Begin with the first line of the material and write out each line exactly, ending with the line that contains "import * as echarts from 'echarts';". Pictures are not part of the copy.

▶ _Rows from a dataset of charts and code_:
⁂

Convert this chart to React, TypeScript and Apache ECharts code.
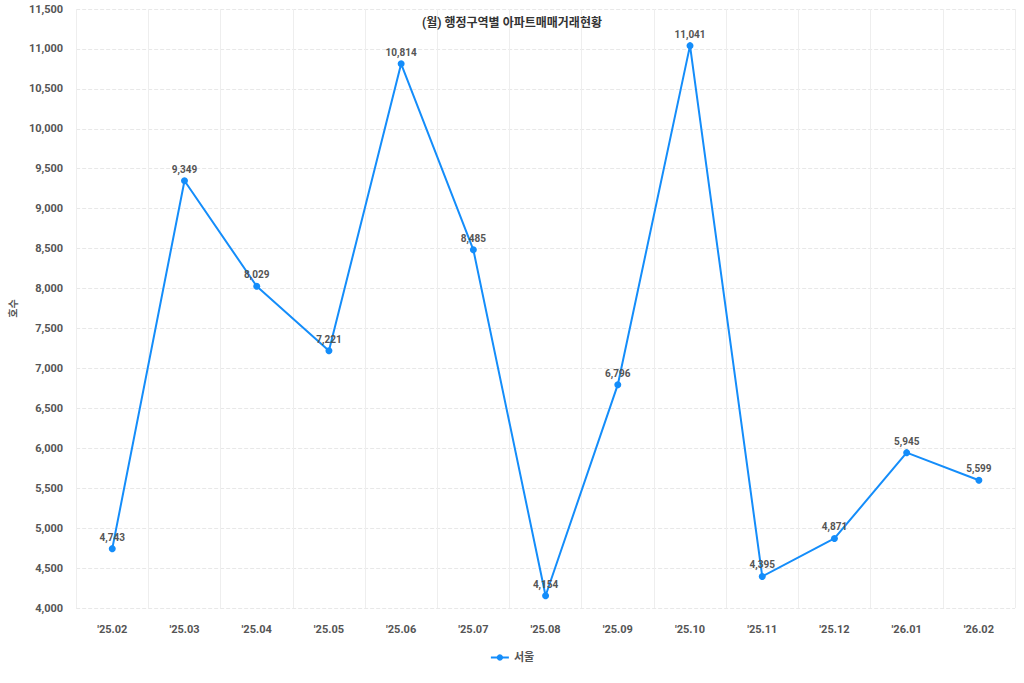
import { useEffect, useRef } from 'react';
import * as echarts from 'echarts';

const months = ["'25.02", "'25.03", "'25.04", "'25.05", "'25.06", "'25.07", "'25.08", "'25.09", "'25.10", "'25.11", "'25.12", "'26.01", "'26.02"];
const seoul = [4743, 9349, 8029, 7221, 10814, 8485, 4154, 6796, 11041, 4395, 4871, 5945, 5599];

const FONT = 'Roboto, "Noto Sans CJK KR", sans-serif';

export default function App() {
  const ref = useRef<HTMLDivElement | null>(null);

  useEffect(() => {
    if (!ref.current) {
      return;
    }
    const chart = echarts.init(ref.current, null, { renderer: 'svg' });
    chart.setOption({
      animation: false,
      textStyle: { fontFamily: FONT },
      title: {
        text: '(월) 행정구역별 아파트매매거래현황',
        left: 'center',
        top: 12,
        textStyle: { fontSize: 12, fontWeight: 'bold', color: '#333', fontFamily: FONT }
      },
      legend: {
        bottom: 15,
        left: 'center',
        itemWidth: 18,
        itemHeight: 8,
        textStyle: { fontSize: 11, fontWeight: 'bold', color: '#555' },
        data: ['서울']
      },
      grid: { left: 75, right: 9, top: 9, bottom: 75 },
      xAxis: {
        type: 'category',
        data: months,
        boundaryGap: true,
        axisLine: { show: false },
        axisTick: { show: false },
        axisLabel: { fontSize: 11, fontWeight: 'bold', color: '#555', margin: 16 },
        splitLine: { show: true, lineStyle: { color: '#eeeeee', type: 'solid' } }
      },
      yAxis: {
        type: 'value',
        min: 4000,
        max: 11500,
        interval: 500,
        name: '호수',
        nameLocation: 'middle',
        nameGap: 55,
        nameRotate: 90,
        nameTextStyle: { fontSize: 10, fontWeight: 'bold', color: '#555' },
        axisLine: { show: false },
        axisTick: { show: false },
        axisLabel: {
          fontSize: 11,
          fontWeight: 'bold',
          color: '#555',
          margin: 13,
          formatter: (v: number) => v.toLocaleString('en-US')
        },
        splitLine: { lineStyle: { color: '#e8e8e8', type: 'dashed' } }
      },
      series: [
        {
          name: '서울',
          type: 'line',
          data: seoul,
          symbol: 'circle',
          symbolSize: 7,
          itemStyle: { color: '#148dfa' },
          lineStyle: { color: '#148dfa', width: 2 },
          label: {
            show: true,
            position: 'top',
            distance: 3,
            fontSize: 10,
            fontWeight: 'bold',
            color: '#555',
            formatter: (p: { value: number }) => p.value.toLocaleString('en-US')
          }
        }
      ]
    });
    return () => {
      chart.dispose();
    };
  }, []);

  return (
    <div
      ref={ref}
      style={{ position: 'fixed', left: 0, top: 0, width: 1024, height: 683, background: '#fff' }}
    />
  );
}
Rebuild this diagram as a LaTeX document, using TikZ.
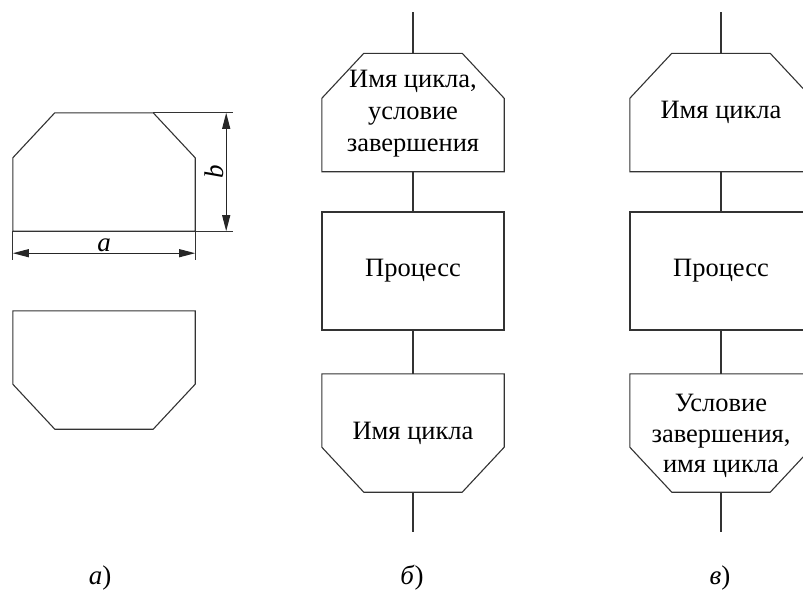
\documentclass[tikz,border=0pt]{standalone}
\usepackage{fontspec}
\setmainfont{Liberation Serif}
\usetikzlibrary{arrows.meta}
\newcommand\loopbegin[1]{\draw[shp] ([yshift=-45pt]#1.north west) -- ([xshift=42pt]#1.north west) -- ([xshift=-42pt]#1.north east) -- ([yshift=-45pt]#1.north east) -- (#1.south east) -- (#1.south west) -- cycle;}
\newcommand\loopend[1]{\draw[shp] (#1.north west) -- (#1.north east) -- ([yshift=45pt]#1.south east) -- ([xshift=-42pt]#1.south east) -- ([xshift=42pt]#1.south west) -- ([yshift=45pt]#1.south west) -- cycle;}
\begin{document}
\begin{tikzpicture}[x=1pt,y=-1pt,
  shp/.style={draw=black!80,line width=1.1pt,line join=miter},
  ln/.style={draw=black!80,line width=1.1pt},
  blk/.style={rectangle,minimum width=182pt,minimum height=118pt,inner sep=0pt,align=center,
    font=\fontsize{26.5}{32}\selectfont},
  dim/.style={draw=black!85,line width=1.1pt,{Triangle[length=16pt,width=8pt]}-{Triangle[length=16pt,width=8pt]}},
  lbl/.style={font=\fontsize{27}{30}\selectfont,inner sep=0pt}]
\useasboundingbox (0,0) rectangle (803,597);
\clip (0,0) rectangle (803,597);
% panel a
\node[blk] (A1) at (104,172) {};
\node[blk] (A2) at (104,370) {};
\loopbegin{A1}
\loopend{A2}
\draw[ln] ([xshift=-42pt]A1.north east) -- ([xshift=38pt]A1.north east) coordinate (Bt);
\draw[ln] (A1.south east) -- ([xshift=38pt]A1.south east) coordinate (Bb);
\draw[ln] (A1.south west) -- ([yshift=-29pt]A1.south west) coordinate (Al);
\draw[ln] (A1.south east) -- ([yshift=-29pt]A1.south east) coordinate (Ar);
\coordinate (d1) at ([xshift=-7pt]Bt);
\coordinate (d2) at ([xshift=-7pt]Bb);
\coordinate (h1) at ([yshift=7pt]Al);
\coordinate (h2) at ([yshift=7pt]Ar);
\draw[dim] (d1) -- (d2);
\draw[dim] (h1) -- (h2);
\node[lbl,anchor=base] (la) at (104,251) {\textit{a}};
\node[lbl,anchor=base,rotate=90] (lb) at (223,172) {\textit{b}};
% panel b
\node[blk] (B1) at (413,112.5) {};
\node[align=center,inner sep=0pt,font=\fontsize{26.5}{32}\selectfont] (B1t) at (413,114) {Имя цикла,\\условие\\завершения};
\node[blk,draw=black!80,line width=1.1pt] (B2) at (413,271) {Процесс};
\node[blk] (B3) at (413,433) {Имя цикла};
\loopbegin{B1}
\loopend{B3}
\coordinate (Bin) at (413,12);
\coordinate (Bout) at (413,532);
\draw[ln] (Bin) -- (B1.north);
\draw[ln] (B1.south) -- (B2.north);
\draw[ln] (B2.south) -- (B3.north);
\draw[ln] (B3.south) -- (Bout);
% panel v
\node[blk] (C1) at (721,112.5) {Имя цикла};
\node[blk,draw=black!80,line width=1.1pt] (C2) at (721,271) {Процесс};
\node[blk] (C3) at (721,433) {};
\node[align=center,inner sep=0pt,font=\fontsize{26.5}{30.5}\selectfont] (C3t) at (721,436) {Условие\\завершения,\\имя цикла};
\loopbegin{C1}
\loopend{C3}
\coordinate (Cin) at (721,12);
\coordinate (Cout) at (721,532);
\draw[ln] (Cin) -- (C1.north);
\draw[ln] (C1.south) -- (C2.north);
\draw[ln] (C2.south) -- (C3.north);
\draw[ln] (C3.south) -- (Cout);
% captions
\node[lbl,anchor=base] (ca) at (100,584) {\textit{а})};
\node[lbl,anchor=base] (cb) at (412,584) {\textit{б})};
\node[lbl,anchor=base] (cv) at (720,584) {\textit{в})};
\end{tikzpicture}
\end{document}
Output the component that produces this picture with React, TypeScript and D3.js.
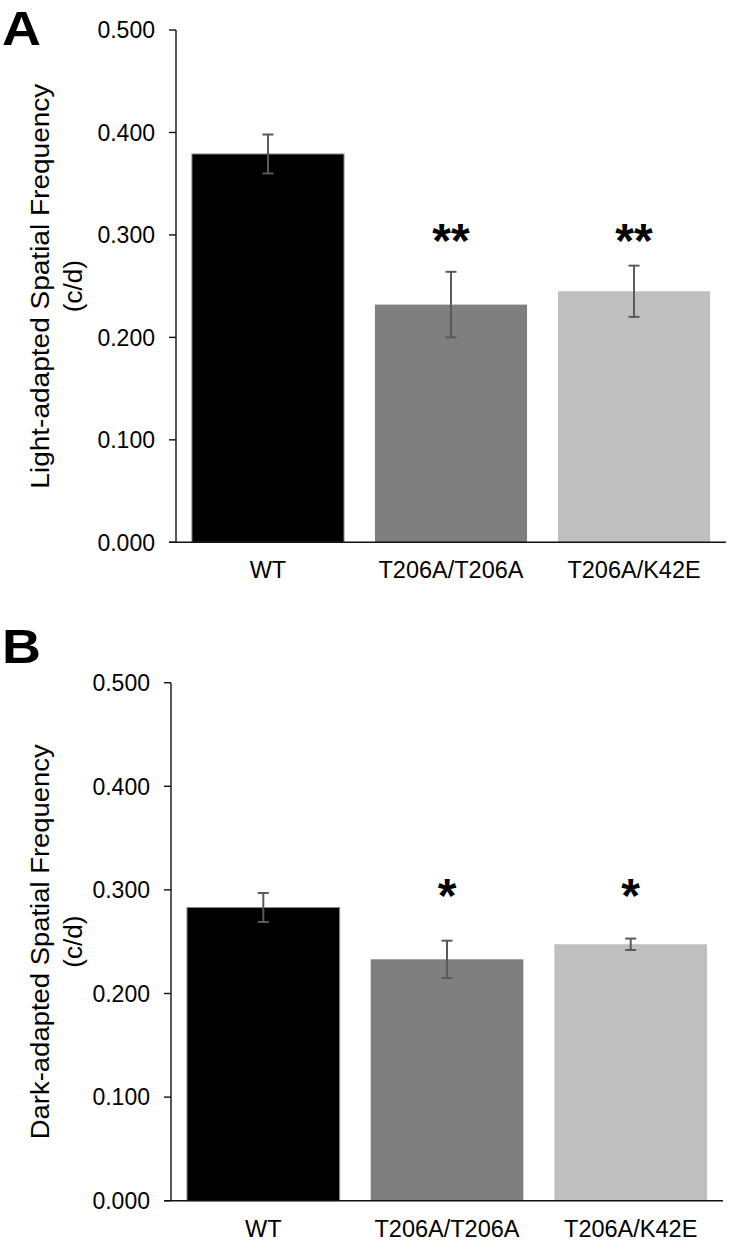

⁂

▶ _Reply_:
Convert this chart to React, TypeScript and Apache ECharts code.
import { useEffect, useRef } from 'react';
import * as echarts from 'echarts';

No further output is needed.